Изменить размер шрифта - +
Все эти рукодельные ухищрения в конечном счете должны были привести к пониманию причин этого заболевания у детей и в еще более конечном, самом конечном счете избавить человечество от этого тяжелого, но, к счастью, довольно редкого недуга…

Хирургическая практика мне тоже удавалась. Моя страсть к работе была бескорыстна и самоценна: докторскую диссертацию защищала моя руководительница, а я только ходила на подготовительные курсы в университет. Но я была образцовым лаборантом, мне был доверен ключ от шкафчика, в котором хранились хирургические инструменты. Теперь каждый, кому предстояло спускаться в операционную, находящуюся в полуподвальном этаже, обращался ко мне за корнцангами, скальпелями, кусачками и пилами, страшными и красивыми орудиями. Там, внизу, в операционной, резали, кроме крыс, еще и кроликов, кошек и собак.

Я так подробно на этом останавливаюсь, потому что именно на этом месте мне впервые открылось подлинное проклятие профессионализма.

Лаборатория изучала строение и развитие мозга: морфологи, гистологи и врачи наблюдали в окуляры примитивных микроскопов за растущими капиллярами мозга, выслеживали тайны новых проводящих путей взамен пораженных и дефектных. Это была старинная, едва ли не XIX века, методика. Тушь вводили в кровеносную систему, кровь постепенно замещалась ею и на приготовленных впоследствии препаратах можно было наблюдать эти отчетливые темные веточки, набитые зернистой темно-серой тушью. Наиболее эффективно методика работала в случае, когда наливку начинали на живом материале. Сердце еще билось, не успев разобраться, что вместо живой красной крови гонит черную мертвую жидкость, и лишь постепенно, изнемогая от кислородного голода, замедлялось и останавливалось.

Однако чаще наливку производили на уже умершем животном, предварительно подвергнутом разным интересным научным воздействиям. Наборы инструментов для мертвого и живого несколько различались, и всякий раз, когда кто-нибудь спускался в операционную, я выдавала нужный набор инструментов.

Миловидная, припадающая на одну ногу лаборантка Зоя с лотком, прикрытым пеленкой, попросила у меня набор инструментов для наливки.

— Кого наливаешь? — спросила я.

— Плод человеческий, — ответила Зоя.

Я звякнула ключом, отпирая металлические драгоценности, вытащила и сосчитала всю эту старую, привезенную еще до революции хирургическую дребедень и, перебирая зажимы, между прочим спросила:

— Живой, мертвый?

— Мертвый, — спокойно ответила миловидная Зоя и стала неровно спускаться вниз по крутой лестнице.

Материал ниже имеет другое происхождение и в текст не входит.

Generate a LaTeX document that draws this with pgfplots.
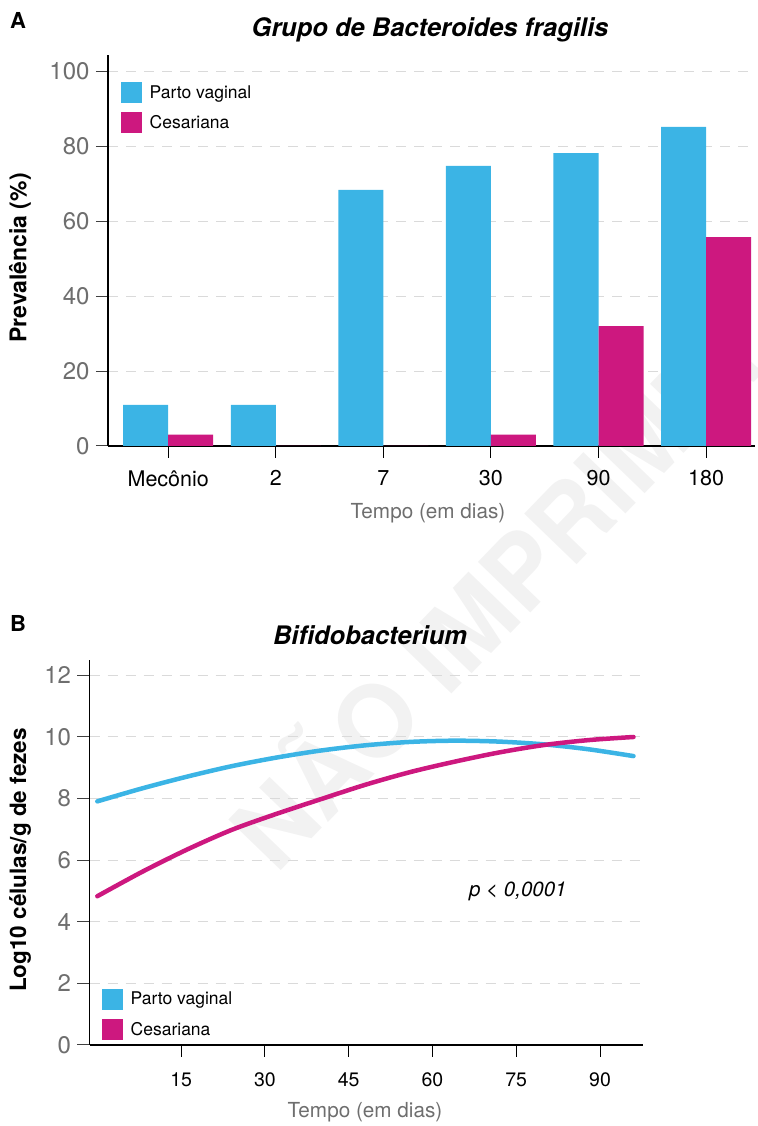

Вот тут-то я села на стул и обмерла: меня ведь не спросили, могу ли я убить живого ребенка, но свое согласие я выразила механически, следуя профессиональной логике, и оказалась в той ловушке, в которую попали сотни добросовестных врачей, исследовавших возможности адаптации человеческого организма к холоду, на материале, так или иначе обреченном на уничтожение. Тогда речь шла о заключенных концлагерей. Доктор Менгеле!

Так в довольно юном возрасте я была поставлена перед весьма значительной проблемой, которая одним своим краем располагалась в пространстве материальном, вполне зримом, а другим уходила в иррациональное, словами трудно выразимое.

Как выяснилось впоследствии, это не я ставила эксперимент — на мне поставили эксперимент. Этого высшего экспериментатора можно назвать любым именем — бог, дьявол, долг, любая сильная идея — существо дела от этого не меняется.

Этот эпизод в почти неизмененном виде вошел в мой роман «Казус Кукоцкого», именно от этой точки начались мои размышления в области научной и медицинской этики…

Вопрос «Можешь ли ты это сделать?» задают в какой-то день жизни каждому человеку, и он, из глубины своей души, решает, может ли он отрезать голову паршивому крысенку и хочет ли он вообще это делать.